>> BEGIN Data provided

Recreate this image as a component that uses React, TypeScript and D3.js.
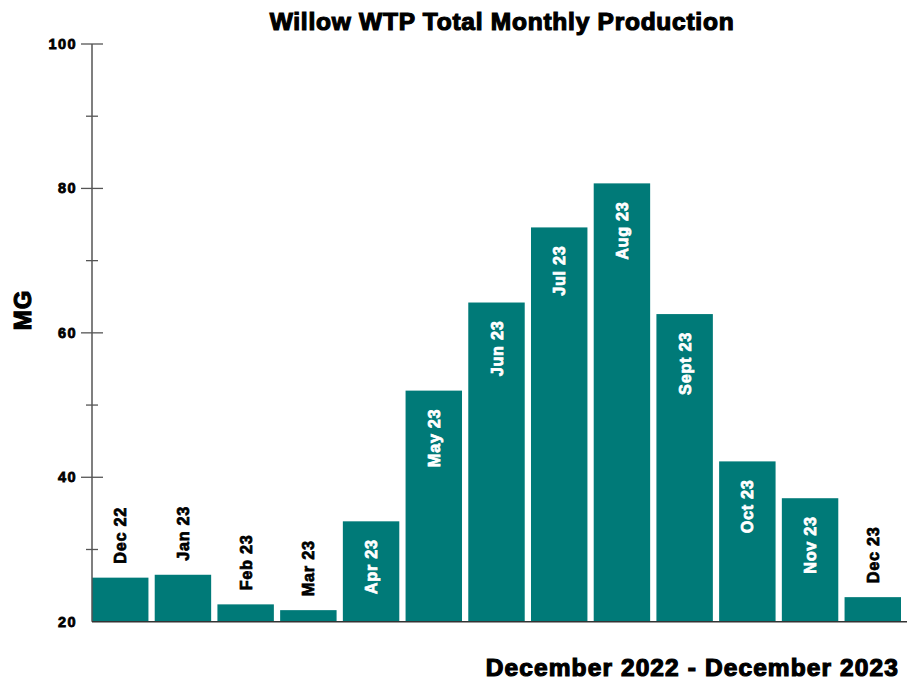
import React from "react";
import * as d3 from "d3";

const months = ["Dec 22", "Jan 23", "Feb 23", "Mar 23", "Apr 23", "May 23", "Jun 23", "Jul 23", "Aug 23", "Sept 23", "Oct 23", "Nov 23", "Dec 23"];
const production = [26.1, 26.5, 22.4, 21.6, 33.9, 52.0, 64.2, 74.6, 80.7, 62.6, 42.2, 37.1, 23.4];
const majorTicks = [20, 40, 60, 80, 100];
const minorTicks = [30, 50, 70, 90];
const title = "Willow WTP Total Monthly Production";
const yTitle = "MG";
const xTitle = "December 2022 - December 2023";

const W = 918;
const H = 681;
const FONT = "'Liberation Sans', Arial, sans-serif";
const TEAL = "#007a78";

export default function App() {
  const x = d3.scaleBand<string>().domain(months).range([92, 901]).paddingInner(0.1).paddingOuter(0);
  const y = d3.scaleLinear().domain([20, 100]).range([621.7, 44]);
  const axisX = 92;
  const heavy = { fontFamily: FONT, fontWeight: 700, stroke: "currentColor", strokeWidth: 0.6, paintOrder: "stroke" } as const;

  return (
    <svg width={W} height={H} style={{ position: "absolute", left: 0, top: 0, background: "#fff" }}>
      <text x={502} y={30} textAnchor="middle" fontSize={24.5} letterSpacing={0.75} fill="#000" style={{ ...heavy, color: "#000", strokeWidth: 1.2 }}>{title}</text>
      {months.map((m, i) => {
        const v = production[i];
        const bx = x(m)!;
        const bw = x.bandwidth();
        const top = y(v);
        const inside = v > 30;
        const cx = bx + bw / 2;
        const ly = inside ? top + 18 : top - 14;
        return (
          <g key={m}>
            <rect x={bx} y={top} width={bw} height={y(20) - top} fill={TEAL} />
            <text
              transform={`translate(${cx},${ly}) rotate(-90)`}
              textAnchor={inside ? "end" : "start"}
              dominantBaseline="central"
              fontSize={16.3}
              letterSpacing={0.7}
              fill={inside ? "#fff" : "#000"}
              style={{ ...heavy, color: inside ? "#fff" : "#000", strokeWidth: 0.75 }}
            >{m}</text>
          </g>
        );
      })}
      <line x1={axisX} x2={axisX} y1={y(100)} y2={y(20)} stroke="#555" strokeWidth={1.5} />
      <line x1={axisX} x2={907} y1={y(20)} y2={y(20)} stroke="#333" strokeWidth={1.5} />
      {majorTicks.map((t) => (
        <g key={t}>
          {t !== 20 && <line x1={axisX - 11} x2={axisX + 11} y1={y(t)} y2={y(t)} stroke="#555" strokeWidth={1.3} />}
          <text x={77} y={y(t)} textAnchor="end" dominantBaseline="central" fontSize={14.5} letterSpacing={1.4} fill="#000" style={{ ...heavy, color: "#000", strokeWidth: 0.8 }}>{t}</text>
        </g>
      ))}
      {minorTicks.map((t) => (
        <line key={t} x1={axisX - 6} x2={axisX + 6} y1={y(t)} y2={y(t)} stroke="#555" strokeWidth={1.3} />
      ))}
      <text transform={`translate(22,310) rotate(-90)`} textAnchor="middle" dominantBaseline="central" fontSize={24} letterSpacing={0.8} fill="#000" style={{ ...heavy, color: "#000", strokeWidth: 1.1 }}>{yTitle}</text>
      <text x={899} y={676} textAnchor="end" fontSize={24.5} letterSpacing={1.1} fill="#000" style={{ ...heavy, color: "#000", strokeWidth: 1.2 }}>{xTitle}</text>
    </svg>
  );
}
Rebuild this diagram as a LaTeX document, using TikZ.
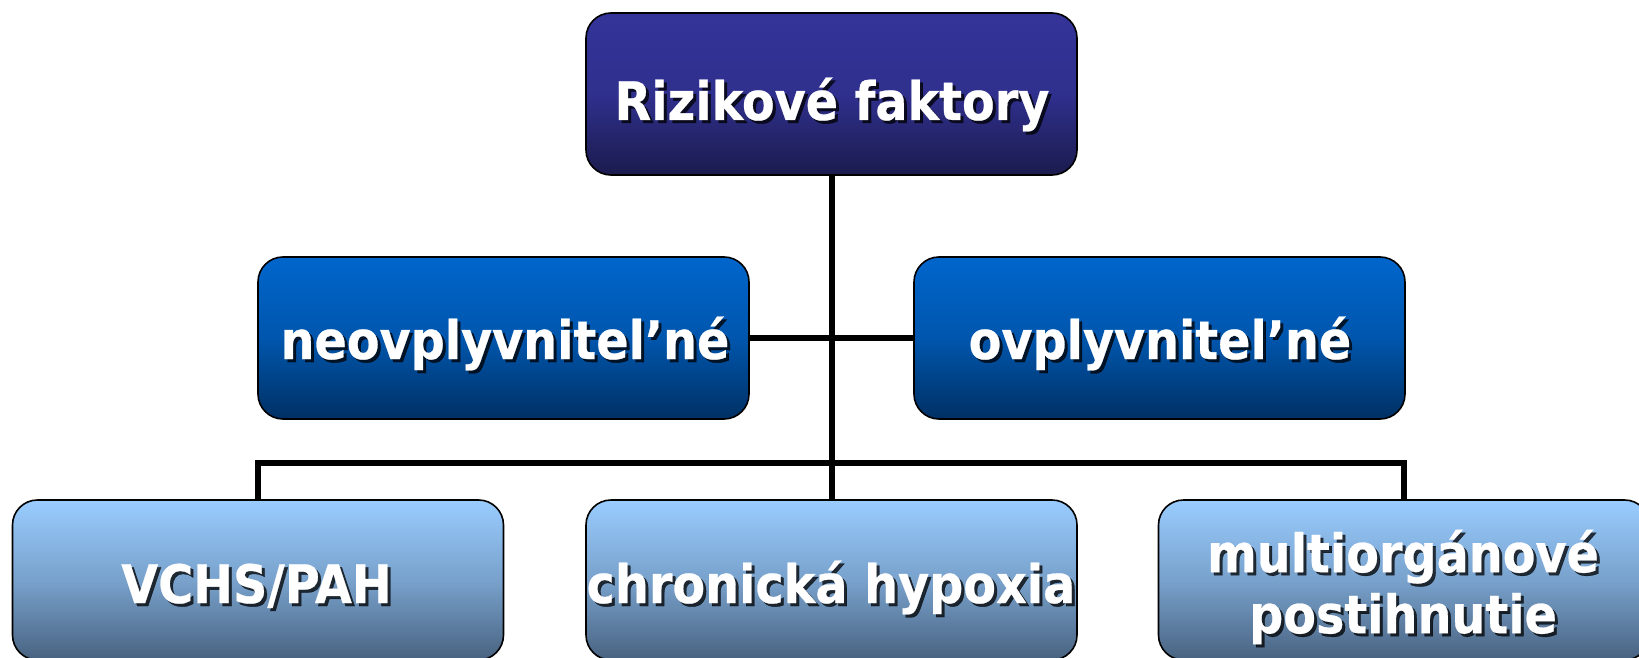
\documentclass[tikz,border=0pt]{standalone}
\usepackage{fontspec}
\setmainfont{DejaVu Sans Condensed}[BoldFeatures={FakeBold=0.5}]
\definecolor{topA}{RGB}{51,51,153}
\definecolor{topB}{RGB}{27,27,78}
\definecolor{midA}{RGB}{0,102,204}
\definecolor{midB}{RGB}{0,48,100}
\definecolor{lowA}{RGB}{153,204,255}
\definecolor{lowB}{RGB}{72,98,128}
\tikzset{
  card/.style={draw=black, line width=1.6pt, rounded corners=25pt,
    minimum width=491pt, inner sep=0pt},
  cardtop/.style={card, minimum height=162pt, top color=topA, bottom color=topB, middle color=topA!85!topB},
  cardmid/.style={card, minimum height=162pt, top color=midA, bottom color=midB, middle color=midA!70!midB},
  cardlow/.style={card, minimum height=160pt, top color=lowA, bottom color=lowB, middle color=lowA!60!lowB},
  tx/.style={text=white, font=\bfseries\fontsize{53}{61}\selectfont, inner sep=0pt, align=center},
  shtx/.style={tx, text=black, text opacity=0.75},
  conn/.style={draw=black, line width=6pt},
}
\newcommand\shadowlabel[4][base]{%
  \node[shtx, anchor=#1] at ([shift={(3,3)}]#2) {#4};
  \node[tx, anchor=#1] (#3) at (#2) {#4};}
\begin{document}
\begin{tikzpicture}[x=1pt, y=-1pt]
\useasboundingbox (0,0) rectangle (1639,658);
% boxes
\node[cardtop] (t)  at (831.5,94) {};
\node[cardmid] (ml) at (503.5,338) {};
\node[cardmid] (mr) at (1159.5,338) {};
\node[cardlow] (bl) at (258,580) {};
\node[cardlow] (bc) at (831.5,580) {};
\node[cardlow] (br) at (1404,580) {};
\coordinate (j) at (831.5,463);
% connectors
\draw[conn] (t.south) -- (bc.north);
\draw[conn] (ml.east) -- (mr.west);
\draw[conn] (bl.north) |- (j) -| (br.north);
% texts
\coordinate (pt) at (832,120);
\coordinate (pml) at (505,359);
\coordinate (pmr) at (1160,359);
\coordinate (pbl) at (256.5,603);
\coordinate (pbc) at (831,603);
\coordinate (pbr) at (1403,587);
\shadowlabel{pt}{tt}{Rizikové faktory}
\shadowlabel{pml}{tml}{neovplyvnitel’né}
\shadowlabel{pmr}{tmr}{ovplyvnitel’né}
\shadowlabel{pbl}{tbl}{VCHS/PAH}
\shadowlabel{pbc}{tbc}{chronická hypoxia}
\shadowlabel[center]{pbr}{tbr}{multiorgánové\\postihnutie}
\end{tikzpicture}
\end{document}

>> END Data provided

Without including any picture, retype the entries exactly.

Recreate this image as a component that uses React, TypeScript and D3.js.
import React from "react";
import * as d3 from "d3";

const months = ["Dec 22", "Jan 23", "Feb 23", "Mar 23", "Apr 23", "May 23", "Jun 23", "Jul 23", "Aug 23", "Sept 23", "Oct 23", "Nov 23", "Dec 23"];
const production = [26.1, 26.5, 22.4, 21.6, 33.9, 52.0, 64.2, 74.6, 80.7, 62.6, 42.2, 37.1, 23.4];
const majorTicks = [20, 40, 60, 80, 100];
const minorTicks = [30, 50, 70, 90];
const title = "Willow WTP Total Monthly Production";
const yTitle = "MG";
const xTitle = "December 2022 - December 2023";

const W = 918;
const H = 681;
const FONT = "'Liberation Sans', Arial, sans-serif";
const TEAL = "#007a78";

export default function App() {
  const x = d3.scaleBand<string>().domain(months).range([92, 901]).paddingInner(0.1).paddingOuter(0);
  const y = d3.scaleLinear().domain([20, 100]).range([621.7, 44]);
  const axisX = 92;
  const heavy = { fontFamily: FONT, fontWeight: 700, stroke: "currentColor", strokeWidth: 0.6, paintOrder: "stroke" } as const;

  return (
    <svg width={W} height={H} style={{ position: "absolute", left: 0, top: 0, background: "#fff" }}>
      <text x={502} y={30} textAnchor="middle" fontSize={24.5} letterSpacing={0.75} fill="#000" style={{ ...heavy, color: "#000", strokeWidth: 1.2 }}>{title}</text>
      {months.map((m, i) => {
        const v = production[i];
        const bx = x(m)!;
        const bw = x.bandwidth();
        const top = y(v);
        const inside = v > 30;
        const cx = bx + bw / 2;
        const ly = inside ? top + 18 : top - 14;
        return (
          <g key={m}>
            <rect x={bx} y={top} width={bw} height={y(20) - top} fill={TEAL} />
            <text
              transform={`translate(${cx},${ly}) rotate(-90)`}
              textAnchor={inside ? "end" : "start"}
              dominantBaseline="central"
              fontSize={16.3}
              letterSpacing={0.7}
              fill={inside ? "#fff" : "#000"}
              style={{ ...heavy, color: inside ? "#fff" : "#000", strokeWidth: 0.75 }}
            >{m}</text>
          </g>
        );
      })}
      <line x1={axisX} x2={axisX} y1={y(100)} y2={y(20)} stroke="#555" strokeWidth={1.5} />
      <line x1={axisX} x2={907} y1={y(20)} y2={y(20)} stroke="#333" strokeWidth={1.5} />
      {majorTicks.map((t) => (
        <g key={t}>
          {t !== 20 && <line x1={axisX - 11} x2={axisX + 11} y1={y(t)} y2={y(t)} stroke="#555" strokeWidth={1.3} />}
          <text x={77} y={y(t)} textAnchor="end" dominantBaseline="central" fontSize={14.5} letterSpacing={1.4} fill="#000" style={{ ...heavy, color: "#000", strokeWidth: 0.8 }}>{t}</text>
        </g>
      ))}
      {minorTicks.map((t) => (
        <line key={t} x1={axisX - 6} x2={axisX + 6} y1={y(t)} y2={y(t)} stroke="#555" strokeWidth={1.3} />
      ))}
      <text transform={`translate(22,310) rotate(-90)`} textAnchor="middle" dominantBaseline="central" fontSize={24} letterSpacing={0.8} fill="#000" style={{ ...heavy, color: "#000", strokeWidth: 1.1 }}>{yTitle}</text>
      <text x={899} y={676} textAnchor="end" fontSize={24.5} letterSpacing={1.1} fill="#000" style={{ ...heavy, color: "#000", strokeWidth: 1.2 }}>{xTitle}</text>
    </svg>
  );
}
Rebuild this diagram as a LaTeX document, using TikZ.
\documentclass[tikz,border=0pt]{standalone}
\usepackage{fontspec}
\setmainfont{DejaVu Sans Condensed}[BoldFeatures={FakeBold=0.5}]
\definecolor{topA}{RGB}{51,51,153}
\definecolor{topB}{RGB}{27,27,78}
\definecolor{midA}{RGB}{0,102,204}
\definecolor{midB}{RGB}{0,48,100}
\definecolor{lowA}{RGB}{153,204,255}
\definecolor{lowB}{RGB}{72,98,128}
\tikzset{
  card/.style={draw=black, line width=1.6pt, rounded corners=25pt,
    minimum width=491pt, inner sep=0pt},
  cardtop/.style={card, minimum height=162pt, top color=topA, bottom color=topB, middle color=topA!85!topB},
  cardmid/.style={card, minimum height=162pt, top color=midA, bottom color=midB, middle color=midA!70!midB},
  cardlow/.style={card, minimum height=160pt, top color=lowA, bottom color=lowB, middle color=lowA!60!lowB},
  tx/.style={text=white, font=\bfseries\fontsize{53}{61}\selectfont, inner sep=0pt, align=center},
  shtx/.style={tx, text=black, text opacity=0.75},
  conn/.style={draw=black, line width=6pt},
}
\newcommand\shadowlabel[4][base]{%
  \node[shtx, anchor=#1] at ([shift={(3,3)}]#2) {#4};
  \node[tx, anchor=#1] (#3) at (#2) {#4};}
\begin{document}
\begin{tikzpicture}[x=1pt, y=-1pt]
\useasboundingbox (0,0) rectangle (1639,658);
% boxes
\node[cardtop] (t)  at (831.5,94) {};
\node[cardmid] (ml) at (503.5,338) {};
\node[cardmid] (mr) at (1159.5,338) {};
\node[cardlow] (bl) at (258,580) {};
\node[cardlow] (bc) at (831.5,580) {};
\node[cardlow] (br) at (1404,580) {};
\coordinate (j) at (831.5,463);
% connectors
\draw[conn] (t.south) -- (bc.north);
\draw[conn] (ml.east) -- (mr.west);
\draw[conn] (bl.north) |- (j) -| (br.north);
% texts
\coordinate (pt) at (832,120);
\coordinate (pml) at (505,359);
\coordinate (pmr) at (1160,359);
\coordinate (pbl) at (256.5,603);
\coordinate (pbc) at (831,603);
\coordinate (pbr) at (1403,587);
\shadowlabel{pt}{tt}{Rizikové faktory}
\shadowlabel{pml}{tml}{neovplyvnitel’né}
\shadowlabel{pmr}{tmr}{ovplyvnitel’né}
\shadowlabel{pbl}{tbl}{VCHS/PAH}
\shadowlabel{pbc}{tbc}{chronická hypoxia}
\shadowlabel[center]{pbr}{tbr}{multiorgánové\\postihnutie}
\end{tikzpicture}
\end{document}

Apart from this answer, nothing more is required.